Is this the suicide of the West? Perhaps—but Western European and American leaders don’t see it that way. At first glance, the climate change treaty looks as if the West is imposing a horrible burden on itself. And certainly the new global climate change order will be prohibitively expensive, both financially and in terms of loss of sovereignty. But in exchange the West is buying the status quo. As with welfare systems in America and Europe, the new world order will pay the poor to be poor—and when the poor buy into it, they will be poor forever. By accepting payoffs instead of developing ways to earn money on their own, they exchange subsistence levels for achievement, and the fathers and mothers who buy into it simply ensure that their children will never rise above it, for they will not raise their children with the values necessary to enable them to do so.

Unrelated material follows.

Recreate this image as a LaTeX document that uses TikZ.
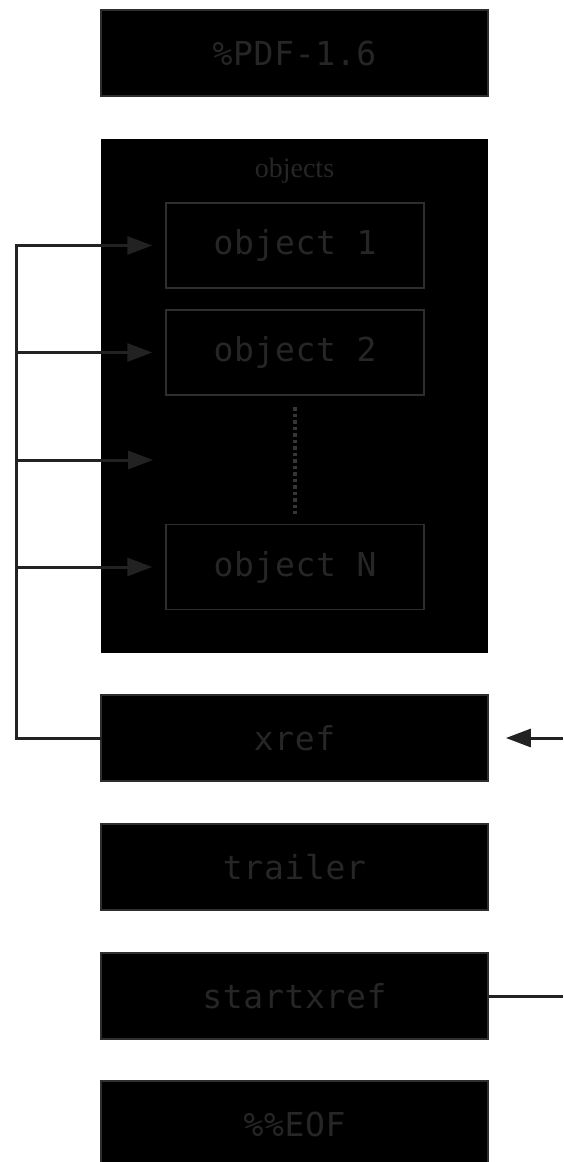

After decades of the failed policy of throwing hard-earned American currency at despots, dictators, and bureaucrats of failed nations, what we should have been exporting was political freedom. What we should have been insisting upon was individual rights, entrepreneurship, and self-governance. And only nations that upheld such standards would qualify for the ample bounty of American largesse.
But instead, the end result of all this transfer of wealth and sovereignty will be neither climate justice nor economic equality. The West will retain its technical and technological superiority, although its further growth will be hamstrung by the new climate regulations. The developing countries will remain developing countries, because the riches they will receive via the climate treaty will do nothing to develop their economies. They will get rich by doing nothing, and as they continue to do nothing and the largesse from the West dries up, they will return to their former poverty. The developing nations are on the brink of ensuring their “developing” status for generations to come—simply by “forcing” these concessions from the West and its willing post-American leader.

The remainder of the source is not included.